Osama bin Laden, the leader of the global militant Islamist terrorist group Al Qaeda, was killed by U.S. commandos three weeks ago. Assessment and commentary about his dramatic life and bloody death will likely go on for some time because such an event marks both an end and a beginning to chapters in history.

His end in a hideout in Pakistan was pathetic. There have been tragic heroes in ancient Greek who irrevocably marched to their dooms by challenging and resisting the course of history, nature or fortune. They were blindly led by their ego and a passion to pursue their desires and dreams, even though it was obvious they were impossible. Bin Laden was not like them and was no hero, but a ridiculous maverick.

Bin Laden’s world view was driven by an obsession with past glory rather than an honorable attempt to pioneer a future for the Muslim world. The world has gone beyond the days of imperialism and the Cold War, and has evolved into a dynamic multifaceted period. Yet Bin Laden remained dedicated to a deluded dream of reviving Islam’s golden days. He demanded absolute loyalty and total sacrifice from those who followed him and his dream.

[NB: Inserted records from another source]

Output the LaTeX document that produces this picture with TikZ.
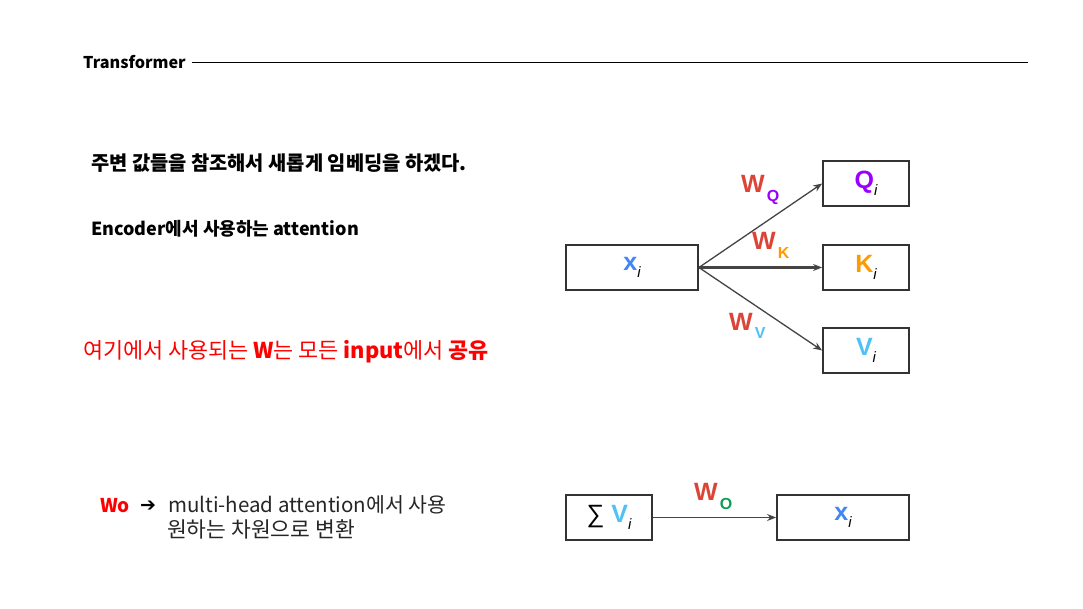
\documentclass[tikz,border=0pt]{standalone}
\usepackage{fontspec}
\setmainfont{Noto Sans CJK KR}
\newfontfamily\arialf{Liberation Sans}
\newfontfamily\djv{DejaVu Sans}
\usetikzlibrary{arrows.meta}
\definecolor{wred}{HTML}{DB4437}
\definecolor{qpur}{HTML}{9900FF}
\definecolor{korg}{HTML}{FF9900}
\definecolor{vblu}{HTML}{4FC1F7}
\definecolor{xblu}{HTML}{4285F4}
\definecolor{ogrn}{HTML}{0F9D58}
\definecolor{boxc}{HTML}{333333}
\definecolor{arrc}{HTML}{444444}
\newcommand\subi{\raisebox{-7pt}{\arialf\mdseries\itshape\fontsize{15}{15}\selectfont i}}
\newcommand\wlab[2]{{\color{wred}W}\hspace{2pt}\raisebox{-9pt}{\fontsize{16}{16}\selectfont\color{#1}#2}}
\begin{document}
\begin{tikzpicture}[x=1pt,y=-1pt,
  box/.style={draw=boxc, line width=1.8pt, minimum height=45pt, inner sep=0pt,
    font=\arialf\bfseries\fontsize{25}{25}\selectfont},
  sbox/.style={box, minimum width=86pt},
  wbox/.style={box, minimum width=132pt},
  conn/.style={draw=arrc, line width=1.3pt, -{Stealth[length=9pt,width=7pt]}},
  wl/.style={anchor=base west, inner sep=0pt, font=\arialf\bfseries\fontsize{25}{25}\selectfont},
  txt/.style={anchor=base west, inner sep=0pt, font=\fontsize{16}{16}\selectfont}]
\useasboundingbox (0,0) rectangle (1083,609);
\fill[white] (0,0) rectangle (1083,609);
% title
\node[txt, font=\bfseries\fontsize{16.2}{16.2}\selectfont] (title) at (83,69) {Transformer};
\coordinate (ls) at (192,63);
\coordinate (le) at (1028,63);
\draw[line width=1pt] (ls) -- (le);
% left texts
\node[txt, font=\bfseries\fontsize{19.8}{19.8}\selectfont] (t1) at (91,171) {주변 값들을 참조해서 새롭게 임베딩을 하겠다.};
\node[txt, font=\bfseries\fontsize{18}{18}\selectfont] (t2) at (91,236) {Encoder에서 사용하는 attention};
\node[txt, text=red, font=\fontsize{21.8}{21.8}\selectfont] (t3) at (83,358) {여기에서 사용되는 \textbf{W}는 모든 \textbf{input}에서 \textbf{공유}};
\node[txt, text=red, font=\bfseries\fontsize{19}{19}\selectfont] (wo) at (100,512) {Wo};
\node[txt, font=\djv\bfseries\fontsize{19}{19}\selectfont] (arr) at (140,511) {➔};
\node[txt, text=black!85, font=\fontsize{20.5}{20.5}\selectfont] (t4) at (168,512) {multi-head attention에서 사용};
\node[txt, text=black!85, font=\fontsize{21.5}{21.5}\selectfont] (t5) at (167,537) {원하는 차원으로 변환};
% boxes
\node[wbox] (xin) at (632,267.5) {\textcolor{xblu}{x}\subi};
\node[sbox] (q) at (866,183.5) {\textcolor{qpur}{Q}\subi};
\node[sbox] (k) at (866,267.5) {\textcolor{korg}{K}\subi};
\node[sbox] (v) at (866,350.5) {\textcolor{vblu}{V}\subi};
\node[sbox] (sv) at (609,517.5) {{\mdseries ∑} \textcolor{vblu}{V}\subi};
\node[wbox] (xout) at (843,517.5) {\textcolor{xblu}{x}\subi};
% arrows
\draw[conn] (xin.east) -- (q.west);
\draw[conn, line width=2.2pt] (xin.east) -- (k.west);
\draw[conn] (xin.east) -- (v.west);
\draw[conn] (sv.east) -- (xout.west);
% labels
\node[wl] (lq) at (741,193) {\wlab{qpur}{Q}};
\node[wl] (lk) at (752,250) {\wlab{korg}{K}};
\node[wl] (lv) at (729,330) {\wlab{vblu}{V}};
\node[wl] (lo) at (694,500) {\wlab{ogrn}{O}};
\end{tikzpicture}
\end{document}
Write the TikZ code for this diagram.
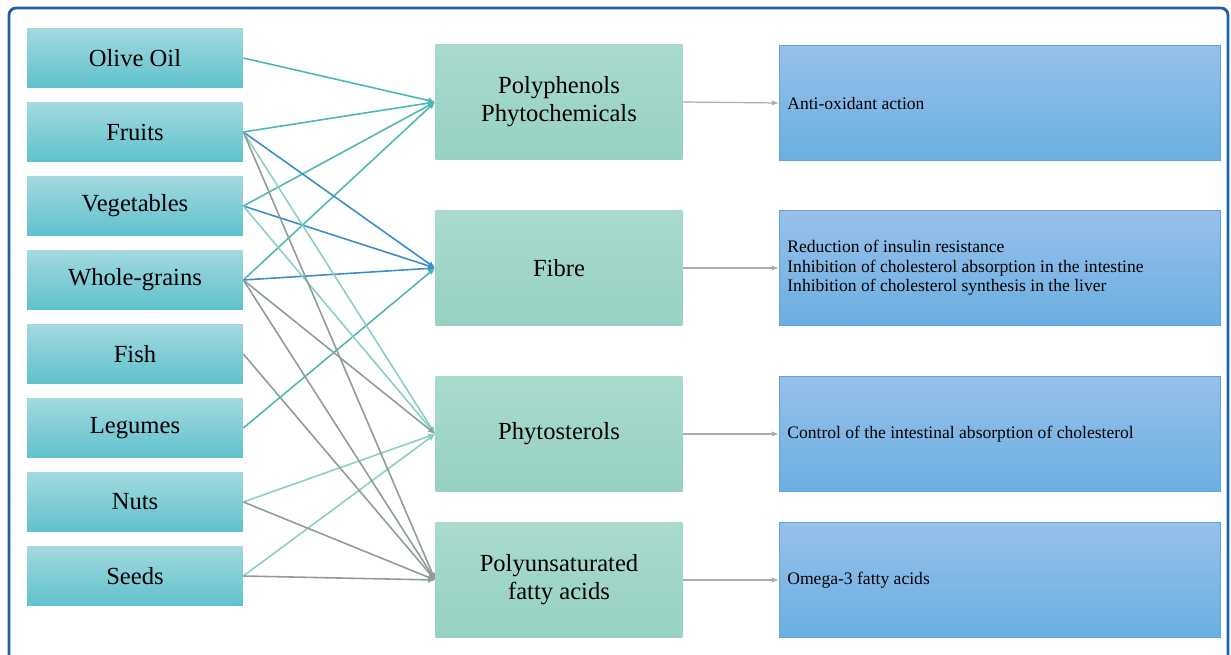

In that sense, he may have been a fan of “The Clash of Civilizations” by U.S. political scientist Samuel Huntington, which described an essential incompatibility and inevitable clash of the Islamic and western Christian civilizations, especially considering such outlandish campaigns to restore the Islamic world’s lost glamor and power.

Bin Laden never gained a respectable reputation as a leader because he resorted to violence and terrorism against the United States, by targeting it as an enemy state for landing troops in Saudi Arabia, his homeland, during the invasion of Iraq in 1990. His leadership was basically based on lunacy and desperation.

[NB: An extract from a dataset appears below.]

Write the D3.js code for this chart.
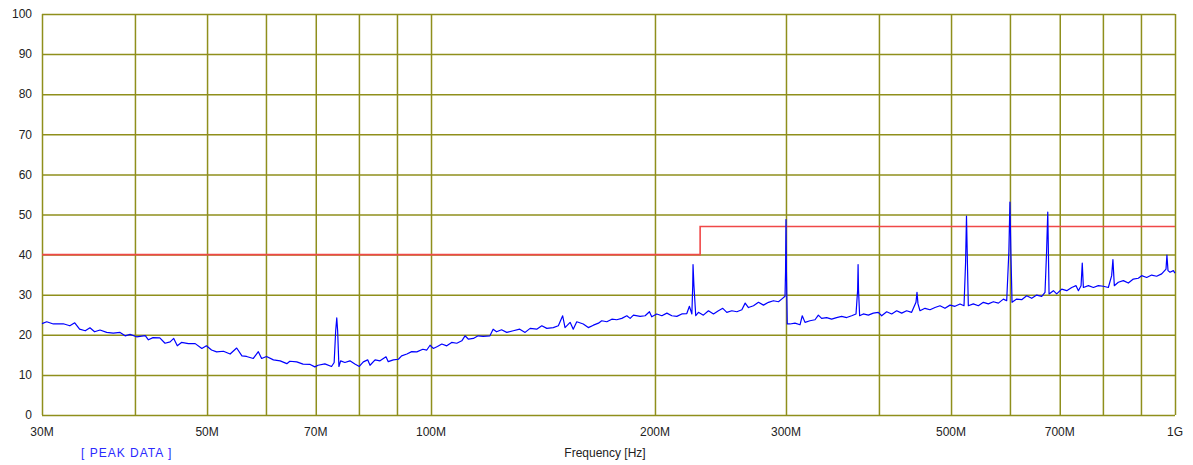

His death, however, does not signal the end of clashes of civilizations. Ominous news of confrontation between the West and Islamic world in places like Pakistan and Afghanistan make headlines almost every day. But the elimination of the leader of the world’s most infamous terrorist organization could suggest that the worst threat from terrorists, which have alarmed the world since the Sept. 11, 2001 attacks, may be over.

Most violent revolutions and rebellions have leaders, even if they are largely symbolic. Bin Laden will be remembered as the symbol of a clash of civilizations in our time. The scores of street protests in Tunisia, Egypt, Libya, Bahrain and Syria, which coincidentally occurred at the time of Bin Laden’s demise, could open a new chapter in the history of our civilizations. We may have to ask whether the clash of civilizations in the 21st century is inevitable or avoidable.

Unlike the era of imperialism and the more recent Cold War period, the world is now moved not by nations but by the masses that run the markets and information mechanisms of a globalized world. All nations face the ongoing challenge of establishing better and sounder economies, welfare systems, democratic political systems and cultural identities.

Of some of these common goals, democracy and the free-market system originated from the West. And any strong aversion to Western traditions by non-Western nations - to safeguard their unique cultural heritage and identity - can lead to some extreme choices, which was the road on which Bin Laden traveled so far. It is unclear what he envisioned to enhance the economies and political freedom in Muslim society, but he surely believed that American-led globalization would corrupt Islamic civilization.

The Jewish, Christian and Islamic faiths came from the same root, a belief in one absolute God. Yet they went in different directions, and their civilizations over history clashed with extreme hostility. Many hope that the sprouting democratic movements in the Arab world may bridge the gap among civilizations.

East Asia, which has been relatively less aggressive in religious pursuits and rejections of different cultures and traditions, could emerge to lead a middle path of engagement and empathy. But its leadership would only be persuasive if backed by strong cultural identity, a democratic backbone and economic prosperity accompanied by balanced welfare.

Korea, China and Japan - with their common Confucian tradition - and Asian countries with Muslim identities, should have more faith in their capabilities to pave a new, open way for the world.

*The writer is a former prime minister and adviser to the JoongAngIlbo.